Breaking News

Thursday round-up

Coverage of the Court continued to be relatively quiet yesterday.  Retired Justice John Paul Stevens, who recently released his memoir Five Chiefs, sat for interviews with both Terry Gross of NPR’s Fresh Air and Charlie Rose. Garrett Epps of the Atlantic calls Stevens’s memoir a “rare glance into the Supreme Court,” but he also expresses regret that the Justice did not provide a more extensive description of his life. And writing at the Hoover Institution’s Defining Ideas, Richard Epstein both praises and criticizes the Justice’s jurisprudence, contending that “[s]ome of Stevens’ opinions are landmarks in the law” while “[o]thers should be relegated to the dustbin of legal history.”  (H/t to Howard Bashman of How Appealing for the last link.)

This week’s filings in the challenges to the constitutionality of the Affordable Care Act – which Lyle covered here and here – generated coverage from Joan Biskupic of the USA Today, Mark Sherman of the Associated Press, and Debra Cassens Weiss of the ABA Journal.

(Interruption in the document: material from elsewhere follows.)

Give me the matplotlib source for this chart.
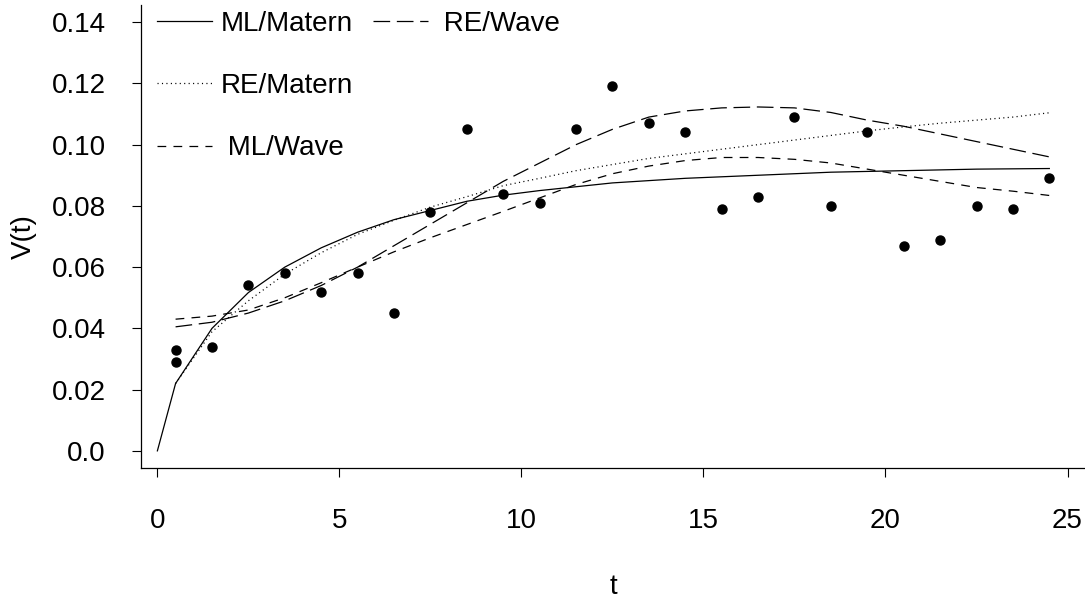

Finally, Monday’s grant of certiorari in United States v. Alvarez, in which the Court will consider the constitutionality of a law prohibiting false claims about military combat decorations, prompted additional commentary yesterday.   In an op-ed for the Los Angeles Times, Jonathan Turley characterizes the law as a “direct attack on free speech,” while the editorial board of the New Jersey Star-Ledger argues that “the court must rule on the side of free speech, even if the lie it protects makes our skin crawl.”

Briefly:

  • At CNN, Bill Mears covers Justice Kagan’s remarks during the celebration of the ninetieth anniversary of a Baltimore synagogue.
  • At the ABA Journal, Debra Cassens Weiss has coverage of Fisher v. University of Texas at Austin, the affirmative action case in which a petition for certiorari was filed last month.
  • Also at the ABA Journal, Weiss reports on recent remarks by Justice Scalia, who predicted that the Court will overrule its decision in the eminent domain case Kelo v. City of New London. Ilya Somin of the Volokh Conspiracy also discusses the remarks, describing himself as “somewhat less certain” that the decision will be overruled.
  • Mark Sherman of the Associated Press covers a new report proposing changes in federal laws to allow the Court to keep operating if several Justices were the simultaneous targets of a terrorist attack.
  • Daniel Fisher of Forbes predicts the outcomes of several of this Term’s high-profile cases.